## Task details
Tally the lines containing "diagram" and report the number alone.

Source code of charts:
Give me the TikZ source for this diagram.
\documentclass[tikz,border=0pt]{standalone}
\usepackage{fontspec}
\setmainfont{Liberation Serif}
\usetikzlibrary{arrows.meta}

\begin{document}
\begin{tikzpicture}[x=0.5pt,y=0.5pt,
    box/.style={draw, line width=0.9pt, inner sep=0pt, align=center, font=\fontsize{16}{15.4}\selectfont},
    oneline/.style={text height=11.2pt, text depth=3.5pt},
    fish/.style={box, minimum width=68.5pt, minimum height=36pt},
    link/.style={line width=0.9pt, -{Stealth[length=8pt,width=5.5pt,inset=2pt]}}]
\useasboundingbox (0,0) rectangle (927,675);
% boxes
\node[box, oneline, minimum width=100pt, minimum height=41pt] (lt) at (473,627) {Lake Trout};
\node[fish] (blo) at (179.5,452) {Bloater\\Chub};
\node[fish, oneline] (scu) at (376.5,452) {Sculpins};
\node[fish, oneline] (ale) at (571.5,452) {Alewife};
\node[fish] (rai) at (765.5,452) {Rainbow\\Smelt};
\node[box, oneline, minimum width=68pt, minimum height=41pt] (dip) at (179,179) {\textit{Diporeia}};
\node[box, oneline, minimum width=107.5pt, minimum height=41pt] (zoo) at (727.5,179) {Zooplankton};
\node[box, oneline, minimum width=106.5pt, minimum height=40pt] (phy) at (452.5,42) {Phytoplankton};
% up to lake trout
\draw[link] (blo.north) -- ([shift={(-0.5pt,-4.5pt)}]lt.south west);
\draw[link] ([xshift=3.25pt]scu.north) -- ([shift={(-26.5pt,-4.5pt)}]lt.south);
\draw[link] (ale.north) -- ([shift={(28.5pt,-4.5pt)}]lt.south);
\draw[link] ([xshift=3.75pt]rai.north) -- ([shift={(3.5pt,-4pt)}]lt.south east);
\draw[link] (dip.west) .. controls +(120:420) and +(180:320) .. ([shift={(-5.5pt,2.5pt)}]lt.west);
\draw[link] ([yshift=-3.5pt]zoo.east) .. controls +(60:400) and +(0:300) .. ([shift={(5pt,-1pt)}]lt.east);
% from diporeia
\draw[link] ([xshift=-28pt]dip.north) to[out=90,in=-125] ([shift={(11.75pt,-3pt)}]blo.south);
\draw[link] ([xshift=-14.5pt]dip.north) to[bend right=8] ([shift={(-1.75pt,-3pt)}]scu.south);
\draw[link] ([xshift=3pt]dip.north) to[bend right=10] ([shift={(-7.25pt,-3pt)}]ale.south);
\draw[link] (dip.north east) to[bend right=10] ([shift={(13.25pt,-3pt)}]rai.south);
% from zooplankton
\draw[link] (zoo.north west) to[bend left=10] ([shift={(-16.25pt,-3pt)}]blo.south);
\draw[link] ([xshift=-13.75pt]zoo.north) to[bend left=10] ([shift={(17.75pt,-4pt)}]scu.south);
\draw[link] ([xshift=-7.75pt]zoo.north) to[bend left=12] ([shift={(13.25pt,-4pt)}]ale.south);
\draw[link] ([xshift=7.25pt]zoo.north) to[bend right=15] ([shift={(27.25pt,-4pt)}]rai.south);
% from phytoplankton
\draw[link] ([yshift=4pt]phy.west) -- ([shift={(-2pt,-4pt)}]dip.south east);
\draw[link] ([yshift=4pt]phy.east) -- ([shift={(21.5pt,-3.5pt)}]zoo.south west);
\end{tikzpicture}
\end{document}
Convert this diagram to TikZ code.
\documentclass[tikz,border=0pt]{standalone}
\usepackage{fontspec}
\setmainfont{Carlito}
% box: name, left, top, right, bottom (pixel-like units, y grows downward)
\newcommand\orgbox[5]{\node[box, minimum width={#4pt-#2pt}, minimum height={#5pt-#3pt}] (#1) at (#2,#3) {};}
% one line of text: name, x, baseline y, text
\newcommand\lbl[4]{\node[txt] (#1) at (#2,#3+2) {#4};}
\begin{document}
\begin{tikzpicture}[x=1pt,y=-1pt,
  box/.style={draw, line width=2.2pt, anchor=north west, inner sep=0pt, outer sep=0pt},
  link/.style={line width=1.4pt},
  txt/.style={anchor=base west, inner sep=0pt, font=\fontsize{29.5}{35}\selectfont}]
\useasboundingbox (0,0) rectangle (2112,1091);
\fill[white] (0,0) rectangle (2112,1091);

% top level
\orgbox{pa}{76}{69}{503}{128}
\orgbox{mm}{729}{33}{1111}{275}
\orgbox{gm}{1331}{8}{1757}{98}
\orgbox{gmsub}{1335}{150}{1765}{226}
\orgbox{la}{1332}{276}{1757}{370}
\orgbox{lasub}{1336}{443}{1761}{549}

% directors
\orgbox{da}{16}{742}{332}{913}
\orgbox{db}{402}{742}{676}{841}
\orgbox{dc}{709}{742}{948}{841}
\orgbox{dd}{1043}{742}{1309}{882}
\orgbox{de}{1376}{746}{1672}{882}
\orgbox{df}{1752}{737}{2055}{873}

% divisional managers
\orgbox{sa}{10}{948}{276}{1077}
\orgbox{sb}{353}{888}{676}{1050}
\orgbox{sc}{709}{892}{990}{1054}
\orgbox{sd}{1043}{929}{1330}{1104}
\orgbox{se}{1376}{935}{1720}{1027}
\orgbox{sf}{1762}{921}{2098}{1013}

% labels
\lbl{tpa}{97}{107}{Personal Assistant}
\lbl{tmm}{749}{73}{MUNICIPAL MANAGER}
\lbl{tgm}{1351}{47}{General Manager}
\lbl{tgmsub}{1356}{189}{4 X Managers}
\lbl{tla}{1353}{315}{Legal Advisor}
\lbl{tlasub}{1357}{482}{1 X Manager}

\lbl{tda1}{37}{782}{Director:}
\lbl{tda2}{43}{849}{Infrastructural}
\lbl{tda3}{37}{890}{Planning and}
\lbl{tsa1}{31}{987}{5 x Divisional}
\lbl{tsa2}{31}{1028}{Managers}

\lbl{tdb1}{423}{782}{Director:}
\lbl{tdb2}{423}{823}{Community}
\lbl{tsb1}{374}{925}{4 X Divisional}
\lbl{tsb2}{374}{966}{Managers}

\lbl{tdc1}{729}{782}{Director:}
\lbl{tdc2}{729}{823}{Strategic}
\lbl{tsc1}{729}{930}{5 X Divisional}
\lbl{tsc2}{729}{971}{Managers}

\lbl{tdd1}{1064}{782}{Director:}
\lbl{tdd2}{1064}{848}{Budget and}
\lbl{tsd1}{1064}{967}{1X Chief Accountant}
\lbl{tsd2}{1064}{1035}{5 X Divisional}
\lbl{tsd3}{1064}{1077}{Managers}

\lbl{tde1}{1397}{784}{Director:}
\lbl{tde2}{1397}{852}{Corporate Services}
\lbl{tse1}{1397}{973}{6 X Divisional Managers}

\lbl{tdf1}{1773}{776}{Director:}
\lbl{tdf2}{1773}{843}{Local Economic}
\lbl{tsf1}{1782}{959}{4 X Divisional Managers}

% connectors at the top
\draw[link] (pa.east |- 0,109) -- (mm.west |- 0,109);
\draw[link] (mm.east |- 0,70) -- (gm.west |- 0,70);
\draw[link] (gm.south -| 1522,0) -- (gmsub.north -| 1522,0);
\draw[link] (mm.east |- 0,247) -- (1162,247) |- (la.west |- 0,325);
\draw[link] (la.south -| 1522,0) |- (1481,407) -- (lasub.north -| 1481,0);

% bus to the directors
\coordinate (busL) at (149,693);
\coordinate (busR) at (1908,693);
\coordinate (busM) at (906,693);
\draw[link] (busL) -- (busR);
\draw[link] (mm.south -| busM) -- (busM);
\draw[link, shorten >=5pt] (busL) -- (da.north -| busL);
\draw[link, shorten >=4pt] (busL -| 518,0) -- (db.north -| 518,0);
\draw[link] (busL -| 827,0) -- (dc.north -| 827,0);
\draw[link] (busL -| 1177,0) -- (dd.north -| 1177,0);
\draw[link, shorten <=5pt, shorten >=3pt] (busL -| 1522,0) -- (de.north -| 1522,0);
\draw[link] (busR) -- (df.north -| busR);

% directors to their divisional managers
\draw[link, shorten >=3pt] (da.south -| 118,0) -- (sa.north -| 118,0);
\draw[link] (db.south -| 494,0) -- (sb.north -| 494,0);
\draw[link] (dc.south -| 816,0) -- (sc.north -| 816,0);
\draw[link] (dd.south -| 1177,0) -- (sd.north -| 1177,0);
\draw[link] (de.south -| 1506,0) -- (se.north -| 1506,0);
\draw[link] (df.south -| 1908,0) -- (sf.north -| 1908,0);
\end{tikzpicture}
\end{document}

## Answer to the problem
2